Dataset records:
◇ ◇ ◇ ◇ ◇ ◇ ◇

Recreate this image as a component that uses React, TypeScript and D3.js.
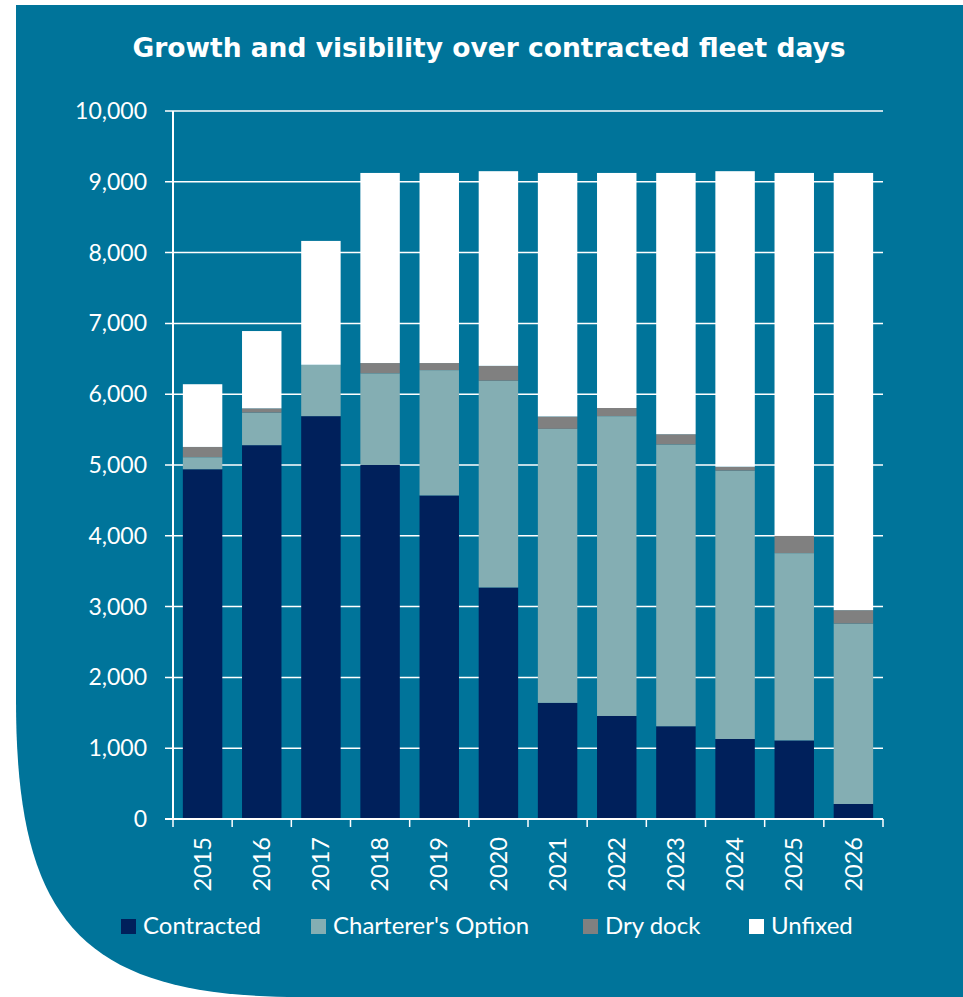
import React from "react";
import * as d3 from "d3";

const years = ["2015","2016","2017","2018","2019","2020","2021","2022","2023","2024","2025","2026"];
const contracted = [4940, 5280, 5690, 5000, 4570, 3270, 1640, 1455, 1310, 1130, 1110, 212];
const chartererOption = [170, 460, 725, 1295, 1770, 2920, 3870, 4235, 3980, 3790, 2645, 2548];
const dryDock = [145, 60, 0, 145, 100, 210, 175, 115, 145, 55, 245, 190];
const unfixed = [886, 1092, 1750, 2685, 2685, 2750, 3440, 3320, 3690, 4175, 5125, 6175];
const yTicks = [0, 1000, 2000, 3000, 4000, 5000, 6000, 7000, 8000, 9000, 10000];
const seriesNames = ["Contracted", "Charterer's Option", "Dry dock", "Unfixed"];
const seriesColors = ["#00205B", "#84AEB3", "#808080", "#FFFFFF"];

const W = 963, H = 997;
const BG = "#00749A";
const left = 173, right = 883, top = 111, bottom = 819;
const FONT = "Lato, 'Open Sans', sans-serif";

export default function App() {
  const x = d3.scaleBand<string>().domain(years).range([left, right]).paddingInner(1 / 3).paddingOuter(1 / 6);
  const y = d3.scaleLinear().domain([0, 10000]).range([bottom, top]);
  const table = years.map((yr, i) => ({
    year: yr,
    s0: contracted[i],
    s1: chartererOption[i],
    s2: dryDock[i],
    s3: unfixed[i],
  }));
  const stack = d3.stack<any>().keys(["s0", "s1", "s2", "s3"]);
  const layers = stack(table);
  const fmt = d3.format(",");
  const step = x.step();
  const edges = d3.range(years.length + 1).map((i) => left + i * step);
  const legendX = [121, 311, 583, 749];

  return (
    <svg width={W} height={H} style={{ position: "absolute", left: 0, top: 0 }}>
      <rect x={0} y={0} width={W} height={H} fill="#ffffff" />
      <path d={`M16,5 H${W} V${H} H300 C80,${H} 16,920 16,700 Z`} fill={BG} />
      <text x={489} y={57} textAnchor="middle" fill="#fff" fontFamily="'DejaVu Sans', sans-serif" fontWeight="bold" fontSize={26.5}>
        Growth and visibility over contracted fleet days
      </text>
      {yTicks.map((t) => (
        <g key={t}>
          <line x1={165} x2={right} y1={y(t)} y2={y(t)} stroke="#fff" strokeWidth={1.5} />
          <text x={147} y={y(t)} dy="0.35em" textAnchor="end" fill="#fff" fontFamily={FONT} fontSize={23}>
            {fmt(t)}
          </text>
        </g>
      ))}
      {layers.map((layer, li) => (
        <g key={li} fill={seriesColors[li]}>
          {layer.map((d: any, i: number) => (
            <rect key={i} x={x(years[i])} width={x.bandwidth()} y={y(d[1])} height={Math.max(0, y(d[0]) - y(d[1]))} />
          ))}
        </g>
      ))}
      <line x1={left} x2={left} y1={top} y2={bottom} stroke="#fff" strokeWidth={2} />
      <line x1={165} x2={right} y1={bottom} y2={bottom} stroke="#fff" strokeWidth={2} />
      {edges.map((e, i) => (
        <line key={i} x1={e} x2={e} y1={bottom} y2={bottom + 8} stroke="#fff" strokeWidth={1.5} />
      ))}
      {years.map((yr) => (
        <text key={yr} transform={`translate(${x(yr)! + x.bandwidth() / 2},${837}) rotate(-90)`} textAnchor="end" dy="0.35em" fill="#fff" fontFamily={FONT} fontSize={23.5}>
          {yr}
        </text>
      ))}
      {seriesNames.map((n, i) => (
        <g key={n}>
          <rect x={legendX[i]} y={919} width={15} height={15} fill={seriesColors[i]} />
          <text x={legendX[i] + 22} y={934} fill="#fff" fontFamily={FONT} fontSize={24}>
            {n}
          </text>
        </g>
      ))}
    </svg>
  );
}
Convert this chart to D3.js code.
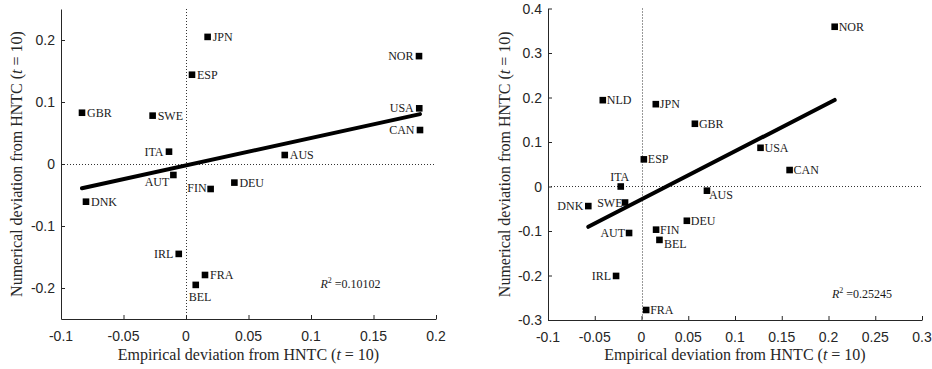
<!DOCTYPE html>
<html>
<head>
<meta charset="utf-8">
<script src="https://cdn.jsdelivr.net/npm/d3@7"></script>
<style>
  html, body { margin: 0; padding: 0; background: #fff; }
  svg { display: block; }
</style>
</head>
<body>
<svg id="chart" width="932" height="369"></svg>
<script>
// ---- data: left panel (16 countries) ----
const leftCountries = ["GBR", "SWE", "JPN", "ESP", "ITA", "AUT", "NOR", "USA", "CAN", "AUS", "DNK", "FIN", "DEU", "IRL", "FRA", "BEL"];
const leftEmpirical = [-0.0832, -0.0267, 0.0173, 0.0048, -0.0136, -0.0101, 0.1864, 0.1866, 0.1872, 0.0790, -0.0800, 0.0197, 0.0387, -0.0058, 0.0152, 0.0078];
const leftNumerical = [0.0827, 0.0780, 0.2050, 0.1440, 0.0199, -0.0177, 0.1740, 0.0898, 0.0548, 0.0145, -0.0608, -0.0403, -0.0300, -0.1450, -0.1790, -0.1950];

// ---- data: right panel (17 countries) ----
const rightCountries = ["NLD", "JPN", "GBR", "ESP", "NOR", "USA", "CAN", "ITA", "SWE", "DNK", "AUT", "FIN", "BEL", "DEU", "IRL", "FRA", "AUS"];
const rightEmpirical = [-0.0414, 0.0153, 0.0571, 0.0025, 0.2066, 0.1273, 0.1584, -0.0222, -0.0176, -0.0569, -0.0133, 0.0156, 0.0192, 0.0485, -0.0272, 0.0050, 0.0700];
const rightNumerical = [0.1940, 0.1850, 0.1410, 0.0610, 0.3590, 0.0870, 0.0370, 0.0000, -0.0360, -0.0440, -0.1045, -0.0970, -0.1200, -0.0770, -0.2010, -0.2775, -0.0094];

// ---- axis ticks and labels ----
const leftXTicks = [-0.1, -0.05, 0, 0.05, 0.1, 0.15, 0.2];
const leftXTickLabels = ["-0.1", "-0.05", "0", "0.05", "0.1", "0.15", "0.2"];
const leftYTicks = [-0.2, -0.1, 0, 0.1, 0.2];
const leftYTickLabels = ["-0.2", "-0.1", "0", "0.1", "0.2"];
const rightXTicks = [-0.1, -0.05, 0, 0.05, 0.1, 0.15, 0.2, 0.25, 0.3];
const rightXTickLabels = ["-0.1", "-0.05", "0", "0.05", "0.1", "0.15", "0.2", "0.25", "0.3"];
const rightYTicks = [-0.3, -0.2, -0.1, 0, 0.1, 0.2, 0.3, 0.4];
const rightYTickLabels = ["-0.3", "-0.2", "-0.1", "0", "0.1", "0.2", "0.3", "0.4"];

const rSquaredLabels = ["0.10102", "0.25245"];
const xTitle = ["Empirical deviation from HNTC (", "t", " = 10)"];
const yTitle = ["Numerical deviation from HNTC (", "t", " = 10)"];

// ---- layout ----
const AXIS = "#262626";
const SERIF = "'Liberation Serif', 'Times New Roman', serif";
const SANS = "'Liberation Sans', Arial, sans-serif";

// label placement per country: [anchor, dx, dy] in pixels from the marker centre
const R = ["start", 5, 0], L = ["end", -5.5, 0];
const leftPlacement = {
  GBR: R, SWE: R, JPN: R, ESP: R, ITA: L, AUT: ["end", -4, 7], NOR: L, USA: L, CAN: L,
  AUS: R, DNK: R, FIN: ["end", -4, -1], DEU: R, IRL: L, FRA: R, BEL: ["start", -7, 12]
};
const R2 = ["start", 4, 0];
const rightPlacement = {
  NLD: R2, JPN: R2, GBR: R2, ESP: R2, NOR: R2, USA: R2, CAN: R2, ITA: ["middle", -1, -10],
  SWE: ["end", -2.5, 0], DNK: ["end", -5, 0], AUT: ["end", -4, 0], FIN: R2, BEL: ["start", 4.5, 4],
  DEU: R2, IRL: ["end", -5, 0], FRA: R2, AUS: ["start", 2, 4.5]
};

const panels = [
  {
    names: leftCountries, xs: leftEmpirical, ys: leftNumerical,
    xDomain: [-0.1, 0.2], yDomain: [-0.25, 0.25],
    xRange: [61, 436], yRange: [319, 9],
    xTicks: leftXTicks, xTickLabels: leftXTickLabels,
    yTicks: leftYTicks, yTickLabels: leftYTickLabels,
    placement: leftPlacement, r2: rSquaredLabels[0], r2At: [0.1075, -0.2005],
    yTitleX: 22
  },
  {
    names: rightCountries, xs: rightEmpirical, ys: rightNumerical,
    xDomain: [-0.1, 0.3], yDomain: [-0.3, 0.4],
    xRange: [548, 922], yRange: [320, 8.5],
    xTicks: rightXTicks, xTickLabels: rightXTickLabels,
    yTicks: rightYTicks, yTickLabels: rightYTickLabels,
    placement: rightPlacement, r2: rSquaredLabels[1], r2At: [0.2037, -0.2505],
    yTitleX: 510
  }
];

const svg = d3.select("#chart");

// ordinary least-squares fit of numerical on empirical deviation
function fitLine(xs, ys) {
  const mx = d3.mean(xs), my = d3.mean(ys);
  let sxy = 0, sxx = 0;
  xs.forEach((x, i) => { sxy += (x - mx) * (ys[i] - my); sxx += (x - mx) * (x - mx); });
  const b = sxy / sxx;
  const a = my - b * mx;
  const [x0, x1] = d3.extent(xs);
  return [[x0, a + b * x0], [x1, a + b * x1]];
}

panels.forEach(p => {
  const x = d3.scaleLinear().domain(p.xDomain).range(p.xRange);
  const y = d3.scaleLinear().domain(p.yDomain).range(p.yRange);
  const g = svg.append("g");

  // zero reference lines
  g.append("line")
    .attr("x1", p.xRange[0]).attr("x2", p.xRange[1])
    .attr("y1", Math.round(y(0)) + 0.5).attr("y2", Math.round(y(0)) + 0.5)
    .attr("stroke", "#333").attr("stroke-width", 1).attr("stroke-dasharray", "1,2");
  g.append("line")
    .attr("x1", Math.round(x(0)) + 0.5).attr("x2", Math.round(x(0)) + 0.5)
    .attr("y1", p.yRange[1]).attr("y2", p.yRange[0])
    .attr("stroke", "#333").attr("stroke-width", 1).attr("stroke-dasharray", "1,2");

  // axes: ticks point inwards, labels placed separately
  const xAxis = d3.axisBottom(x).tickValues(p.xTicks).tickSizeInner(-4).tickSizeOuter(0).tickFormat("");
  const yAxis = d3.axisLeft(y).tickValues(p.yTicks).tickSizeInner(-4).tickSizeOuter(0).tickFormat("");
  const gx = g.append("g").attr("transform", `translate(0,${p.yRange[0]})`).call(xAxis);
  const gy = g.append("g").attr("transform", `translate(${p.xRange[0]},0)`).call(yAxis);
  [gx, gy].forEach(ax => {
    ax.select(".domain").attr("stroke", AXIS);
    ax.selectAll(".tick line").attr("stroke", AXIS);
  });

  g.selectAll(".xtl").data(p.xTicks).enter().append("text")
    .attr("x", d => x(d)).attr("y", p.yRange[0] + 22)
    .attr("text-anchor", "middle")
    .attr("font-family", SANS).attr("font-size", 14).attr("fill", AXIS)
    .text((d, i) => p.xTickLabels[i]);
  g.selectAll(".ytl").data(p.yTicks).enter().append("text")
    .attr("x", p.xRange[0] - 6).attr("y", d => y(d) + 5)
    .attr("text-anchor", "end")
    .attr("font-family", SANS).attr("font-size", 14).attr("fill", AXIS)
    .text((d, i) => p.yTickLabels[i]);

  // axis titles
  const xt = g.append("text")
    .attr("x", (p.xRange[0] + p.xRange[1]) / 2).attr("y", 359.5)
    .attr("text-anchor", "middle")
    .attr("font-family", SERIF).attr("font-size", 16).attr("fill", AXIS);
  xt.append("tspan").text(xTitle[0]);
  xt.append("tspan").attr("font-style", "italic").text(xTitle[1]);
  xt.append("tspan").text(xTitle[2]);

  const yt = g.append("text")
    .attr("transform", `translate(${p.yTitleX},${(p.yRange[0] + p.yRange[1]) / 2}) rotate(-90)`)
    .attr("text-anchor", "middle")
    .attr("font-family", SERIF).attr("font-size", 16).attr("fill", AXIS);
  yt.append("tspan").text(yTitle[0]);
  yt.append("tspan").attr("font-style", "italic").text(yTitle[1]);
  yt.append("tspan").text(yTitle[2]);

  // regression line
  const fit = fitLine(p.xs, p.ys);
  g.append("path")
    .attr("d", d3.line().x(d => x(d[0])).y(d => y(d[1]))(fit))
    .attr("stroke", "#000").attr("stroke-width", 4).attr("stroke-linecap", "round")
    .attr("fill", "none");

  // country markers
  const S = 6.6;
  g.selectAll(".pt").data(p.names).enter().append("rect")
    .attr("x", (d, i) => x(p.xs[i]) - S / 2)
    .attr("y", (d, i) => y(p.ys[i]) - S / 2)
    .attr("width", S).attr("height", S)
    .attr("fill", "#000");

  // country labels
  g.selectAll(".lab").data(p.names).enter().append("text")
    .attr("x", (d, i) => x(p.xs[i]) + p.placement[d][1])
    .attr("y", (d, i) => y(p.ys[i]) + p.placement[d][2] + 4)
    .attr("text-anchor", d => p.placement[d][0])
    .attr("font-family", SERIF).attr("font-size", 12).attr("fill", "#1a1a1a")
    .text(d => d);

  // R-squared annotation
  const rt = g.append("text")
    .attr("x", x(p.r2At[0])).attr("y", y(p.r2At[1]))
    .attr("font-family", SERIF).attr("font-size", 12).attr("fill", "#1a1a1a");
  rt.append("tspan").attr("font-style", "italic").text("R");
  rt.append("tspan").attr("font-size", 8).attr("dy", -5).text("2");
  rt.append("tspan").attr("dy", 5).text(" =" + p.r2);
});
</script>
</body>
</html>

◇ ◇ ◇ ◇ ◇ ◇ ◇

#### TASK GOAL
Return the material from the line containing "Convert this chart to D3.js code." through the line containing "-0.1450, -0.1790, -0.1950];", exactly and in full, but without its pictures.

#### REPLY TO THE TASK
Convert this chart to D3.js code.
<!DOCTYPE html>
<html>
<head>
<meta charset="utf-8">
<script src="https://cdn.jsdelivr.net/npm/d3@7"></script>
<style>
  html, body { margin: 0; padding: 0; background: #fff; }
  svg { display: block; }
</style>
</head>
<body>
<svg id="chart" width="932" height="369"></svg>
<script>
// ---- data: left panel (16 countries) ----
const leftCountries = ["GBR", "SWE", "JPN", "ESP", "ITA", "AUT", "NOR", "USA", "CAN", "AUS", "DNK", "FIN", "DEU", "IRL", "FRA", "BEL"];
const leftEmpirical = [-0.0832, -0.0267, 0.0173, 0.0048, -0.0136, -0.0101, 0.1864, 0.1866, 0.1872, 0.0790, -0.0800, 0.0197, 0.0387, -0.0058, 0.0152, 0.0078];
const leftNumerical = [0.0827, 0.0780, 0.2050, 0.1440, 0.0199, -0.0177, 0.1740, 0.0898, 0.0548, 0.0145, -0.0608, -0.0403, -0.0300, -0.1450, -0.1790, -0.1950];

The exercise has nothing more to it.